** Begin Supplied data **

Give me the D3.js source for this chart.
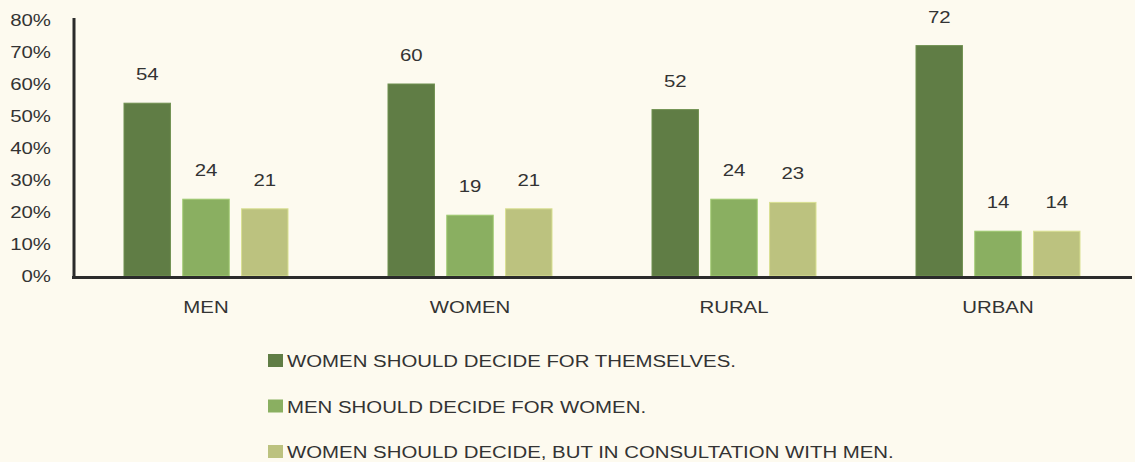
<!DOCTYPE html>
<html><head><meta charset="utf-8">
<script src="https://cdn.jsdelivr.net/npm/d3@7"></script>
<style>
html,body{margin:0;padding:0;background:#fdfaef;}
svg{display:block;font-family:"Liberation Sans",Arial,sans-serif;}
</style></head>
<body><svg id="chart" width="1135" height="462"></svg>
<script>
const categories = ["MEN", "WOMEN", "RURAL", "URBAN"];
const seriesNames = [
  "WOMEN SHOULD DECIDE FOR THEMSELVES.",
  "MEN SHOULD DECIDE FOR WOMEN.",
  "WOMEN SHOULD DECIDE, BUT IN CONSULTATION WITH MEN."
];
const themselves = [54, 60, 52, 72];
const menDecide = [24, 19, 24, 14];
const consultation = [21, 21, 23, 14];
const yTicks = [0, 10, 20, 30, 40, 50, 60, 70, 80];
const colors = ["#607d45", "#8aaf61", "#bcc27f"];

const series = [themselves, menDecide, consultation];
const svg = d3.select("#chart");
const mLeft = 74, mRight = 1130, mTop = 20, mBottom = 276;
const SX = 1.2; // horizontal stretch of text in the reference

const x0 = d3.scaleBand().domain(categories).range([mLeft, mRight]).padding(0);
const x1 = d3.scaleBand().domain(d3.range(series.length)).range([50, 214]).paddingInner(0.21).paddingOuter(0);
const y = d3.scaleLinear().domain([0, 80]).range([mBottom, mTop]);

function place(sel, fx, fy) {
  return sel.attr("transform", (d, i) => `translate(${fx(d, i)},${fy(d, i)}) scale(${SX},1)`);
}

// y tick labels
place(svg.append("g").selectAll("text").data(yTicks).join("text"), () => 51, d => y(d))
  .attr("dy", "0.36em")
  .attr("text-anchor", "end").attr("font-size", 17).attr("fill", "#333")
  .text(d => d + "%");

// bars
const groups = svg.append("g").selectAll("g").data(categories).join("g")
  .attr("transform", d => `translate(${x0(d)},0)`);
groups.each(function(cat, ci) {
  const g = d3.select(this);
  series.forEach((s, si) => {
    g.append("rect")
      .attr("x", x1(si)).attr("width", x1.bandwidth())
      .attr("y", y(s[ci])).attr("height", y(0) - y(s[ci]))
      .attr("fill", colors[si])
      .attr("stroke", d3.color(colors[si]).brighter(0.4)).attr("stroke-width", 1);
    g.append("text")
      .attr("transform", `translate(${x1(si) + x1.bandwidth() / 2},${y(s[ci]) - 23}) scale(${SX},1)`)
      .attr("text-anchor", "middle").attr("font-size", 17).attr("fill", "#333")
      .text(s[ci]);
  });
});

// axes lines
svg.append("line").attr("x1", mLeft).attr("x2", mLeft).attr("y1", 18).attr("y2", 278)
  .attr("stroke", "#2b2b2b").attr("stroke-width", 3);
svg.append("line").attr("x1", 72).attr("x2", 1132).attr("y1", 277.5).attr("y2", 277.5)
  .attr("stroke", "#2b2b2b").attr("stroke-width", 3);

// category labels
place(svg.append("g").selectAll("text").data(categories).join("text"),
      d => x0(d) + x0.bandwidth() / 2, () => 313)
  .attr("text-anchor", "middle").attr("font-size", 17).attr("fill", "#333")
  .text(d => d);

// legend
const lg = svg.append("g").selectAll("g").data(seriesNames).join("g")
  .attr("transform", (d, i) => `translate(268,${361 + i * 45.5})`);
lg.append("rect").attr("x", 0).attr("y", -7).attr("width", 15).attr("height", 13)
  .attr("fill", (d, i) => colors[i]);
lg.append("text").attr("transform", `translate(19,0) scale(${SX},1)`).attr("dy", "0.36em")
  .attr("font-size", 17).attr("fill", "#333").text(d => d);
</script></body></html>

** End Supplied data **

Stated task
Track down all lines above with the string "chart" and copy them.

Result of this task
Give me the D3.js source for this chart.
<body><svg id="chart" width="1135" height="462"></svg>
const svg = d3.select("#chart");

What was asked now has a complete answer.